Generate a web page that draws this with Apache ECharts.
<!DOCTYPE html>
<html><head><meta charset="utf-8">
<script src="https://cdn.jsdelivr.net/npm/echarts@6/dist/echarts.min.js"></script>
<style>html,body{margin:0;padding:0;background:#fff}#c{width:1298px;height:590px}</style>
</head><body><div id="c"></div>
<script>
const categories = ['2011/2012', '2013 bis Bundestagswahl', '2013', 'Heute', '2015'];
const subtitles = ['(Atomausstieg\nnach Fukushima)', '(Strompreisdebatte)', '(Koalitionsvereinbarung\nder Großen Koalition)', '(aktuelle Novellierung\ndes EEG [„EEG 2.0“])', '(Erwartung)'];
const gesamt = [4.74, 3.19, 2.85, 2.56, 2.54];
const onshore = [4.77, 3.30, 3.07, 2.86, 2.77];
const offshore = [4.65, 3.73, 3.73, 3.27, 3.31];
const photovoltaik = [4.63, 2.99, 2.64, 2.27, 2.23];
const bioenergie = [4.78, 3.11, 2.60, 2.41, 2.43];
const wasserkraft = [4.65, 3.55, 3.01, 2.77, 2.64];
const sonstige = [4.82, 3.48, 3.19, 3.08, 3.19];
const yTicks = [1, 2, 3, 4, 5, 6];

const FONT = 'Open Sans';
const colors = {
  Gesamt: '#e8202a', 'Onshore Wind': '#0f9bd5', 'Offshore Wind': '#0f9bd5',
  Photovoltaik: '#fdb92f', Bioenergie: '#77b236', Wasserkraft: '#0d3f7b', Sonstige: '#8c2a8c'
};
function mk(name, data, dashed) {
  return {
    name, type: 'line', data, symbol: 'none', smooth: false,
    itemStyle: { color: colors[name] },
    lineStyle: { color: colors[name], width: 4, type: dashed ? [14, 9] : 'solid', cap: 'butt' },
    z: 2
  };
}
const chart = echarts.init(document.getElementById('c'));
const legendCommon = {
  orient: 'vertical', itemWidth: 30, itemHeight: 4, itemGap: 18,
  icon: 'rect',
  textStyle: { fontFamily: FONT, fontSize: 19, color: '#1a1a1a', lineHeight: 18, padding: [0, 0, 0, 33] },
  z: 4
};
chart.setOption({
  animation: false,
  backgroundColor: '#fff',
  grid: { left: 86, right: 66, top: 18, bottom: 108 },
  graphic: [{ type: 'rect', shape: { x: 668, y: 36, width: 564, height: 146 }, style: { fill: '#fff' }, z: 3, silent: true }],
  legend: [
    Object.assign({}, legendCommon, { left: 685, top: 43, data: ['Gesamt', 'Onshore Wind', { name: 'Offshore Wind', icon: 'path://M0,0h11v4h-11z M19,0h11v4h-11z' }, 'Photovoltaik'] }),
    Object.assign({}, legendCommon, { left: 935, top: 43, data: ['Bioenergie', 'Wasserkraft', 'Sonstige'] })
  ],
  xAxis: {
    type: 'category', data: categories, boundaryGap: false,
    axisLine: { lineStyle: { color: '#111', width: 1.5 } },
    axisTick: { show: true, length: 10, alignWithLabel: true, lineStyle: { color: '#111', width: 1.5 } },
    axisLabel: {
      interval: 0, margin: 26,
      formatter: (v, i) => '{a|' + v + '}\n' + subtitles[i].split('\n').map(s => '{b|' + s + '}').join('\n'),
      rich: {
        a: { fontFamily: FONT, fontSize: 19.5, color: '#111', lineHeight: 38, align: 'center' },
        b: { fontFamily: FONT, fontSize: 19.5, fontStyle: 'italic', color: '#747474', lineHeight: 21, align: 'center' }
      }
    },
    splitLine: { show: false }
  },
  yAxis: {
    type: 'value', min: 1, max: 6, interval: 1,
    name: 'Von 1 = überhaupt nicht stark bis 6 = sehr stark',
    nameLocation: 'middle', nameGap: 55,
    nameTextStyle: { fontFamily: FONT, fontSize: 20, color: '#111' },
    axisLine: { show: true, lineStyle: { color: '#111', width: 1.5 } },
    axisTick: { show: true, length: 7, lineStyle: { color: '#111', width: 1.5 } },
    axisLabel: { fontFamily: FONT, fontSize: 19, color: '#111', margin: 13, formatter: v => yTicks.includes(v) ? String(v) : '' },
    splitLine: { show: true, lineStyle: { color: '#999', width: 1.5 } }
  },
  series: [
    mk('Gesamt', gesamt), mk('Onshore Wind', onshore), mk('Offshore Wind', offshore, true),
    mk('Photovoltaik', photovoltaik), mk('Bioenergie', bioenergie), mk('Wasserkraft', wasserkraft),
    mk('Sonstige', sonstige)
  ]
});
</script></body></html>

> [WRITTEN EXERCISE]: Return each line of the data exactly as written above.

> [REPLY TO THE TASK]:
Generate a web page that draws this with Apache ECharts.
<!DOCTYPE html>
<html><head><meta charset="utf-8">
<script src="https://cdn.jsdelivr.net/npm/echarts@6/dist/echarts.min.js"></script>
<style>html,body{margin:0;padding:0;background:#fff}#c{width:1298px;height:590px}</style>
</head><body><div id="c"></div>
<script>
const categories = ['2011/2012', '2013 bis Bundestagswahl', '2013', 'Heute', '2015'];
const subtitles = ['(Atomausstieg\nnach Fukushima)', '(Strompreisdebatte)', '(Koalitionsvereinbarung\nder Großen Koalition)', '(aktuelle Novellierung\ndes EEG [„EEG 2.0“])', '(Erwartung)'];
const gesamt = [4.74, 3.19, 2.85, 2.56, 2.54];
const onshore = [4.77, 3.30, 3.07, 2.86, 2.77];
const offshore = [4.65, 3.73, 3.73, 3.27, 3.31];
const photovoltaik = [4.63, 2.99, 2.64, 2.27, 2.23];
const bioenergie = [4.78, 3.11, 2.60, 2.41, 2.43];
const wasserkraft = [4.65, 3.55, 3.01, 2.77, 2.64];
const sonstige = [4.82, 3.48, 3.19, 3.08, 3.19];
const yTicks = [1, 2, 3, 4, 5, 6];

const FONT = 'Open Sans';
const colors = {
  Gesamt: '#e8202a', 'Onshore Wind': '#0f9bd5', 'Offshore Wind': '#0f9bd5',
  Photovoltaik: '#fdb92f', Bioenergie: '#77b236', Wasserkraft: '#0d3f7b', Sonstige: '#8c2a8c'
};
function mk(name, data, dashed) {
  return {
    name, type: 'line', data, symbol: 'none', smooth: false,
    itemStyle: { color: colors[name] },
    lineStyle: { color: colors[name], width: 4, type: dashed ? [14, 9] : 'solid', cap: 'butt' },
    z: 2
  };
}
const chart = echarts.init(document.getElementById('c'));
const legendCommon = {
  orient: 'vertical', itemWidth: 30, itemHeight: 4, itemGap: 18,
  icon: 'rect',
  textStyle: { fontFamily: FONT, fontSize: 19, color: '#1a1a1a', lineHeight: 18, padding: [0, 0, 0, 33] },
  z: 4
};
chart.setOption({
  animation: false,
  backgroundColor: '#fff',
  grid: { left: 86, right: 66, top: 18, bottom: 108 },
  graphic: [{ type: 'rect', shape: { x: 668, y: 36, width: 564, height: 146 }, style: { fill: '#fff' }, z: 3, silent: true }],
  legend: [
    Object.assign({}, legendCommon, { left: 685, top: 43, data: ['Gesamt', 'Onshore Wind', { name: 'Offshore Wind', icon: 'path://M0,0h11v4h-11z M19,0h11v4h-11z' }, 'Photovoltaik'] }),
    Object.assign({}, legendCommon, { left: 935, top: 43, data: ['Bioenergie', 'Wasserkraft', 'Sonstige'] })
  ],
  xAxis: {
    type: 'category', data: categories, boundaryGap: false,
    axisLine: { lineStyle: { color: '#111', width: 1.5 } },
    axisTick: { show: true, length: 10, alignWithLabel: true, lineStyle: { color: '#111', width: 1.5 } },
    axisLabel: {
      interval: 0, margin: 26,
      formatter: (v, i) => '{a|' + v + '}\n' + subtitles[i].split('\n').map(s => '{b|' + s + '}').join('\n'),
      rich: {
        a: { fontFamily: FONT, fontSize: 19.5, color: '#111', lineHeight: 38, align: 'center' },
        b: { fontFamily: FONT, fontSize: 19.5, fontStyle: 'italic', color: '#747474', lineHeight: 21, align: 'center' }
      }
    },
    splitLine: { show: false }
  },
  yAxis: {
    type: 'value', min: 1, max: 6, interval: 1,
    name: 'Von 1 = überhaupt nicht stark bis 6 = sehr stark',
    nameLocation: 'middle', nameGap: 55,
    nameTextStyle: { fontFamily: FONT, fontSize: 20, color: '#111' },
    axisLine: { show: true, lineStyle: { color: '#111', width: 1.5 } },
    axisTick: { show: true, length: 7, lineStyle: { color: '#111', width: 1.5 } },
    axisLabel: { fontFamily: FONT, fontSize: 19, color: '#111', margin: 13, formatter: v => yTicks.includes(v) ? String(v) : '' },
    splitLine: { show: true, lineStyle: { color: '#999', width: 1.5 } }
  },
  series: [
    mk('Gesamt', gesamt), mk('Onshore Wind', onshore), mk('Offshore Wind', offshore, true),
    mk('Photovoltaik', photovoltaik), mk('Bioenergie', bioenergie), mk('Wasserkraft', wasserkraft),
    mk('Sonstige', sonstige)
  ]
});
</script></body></html>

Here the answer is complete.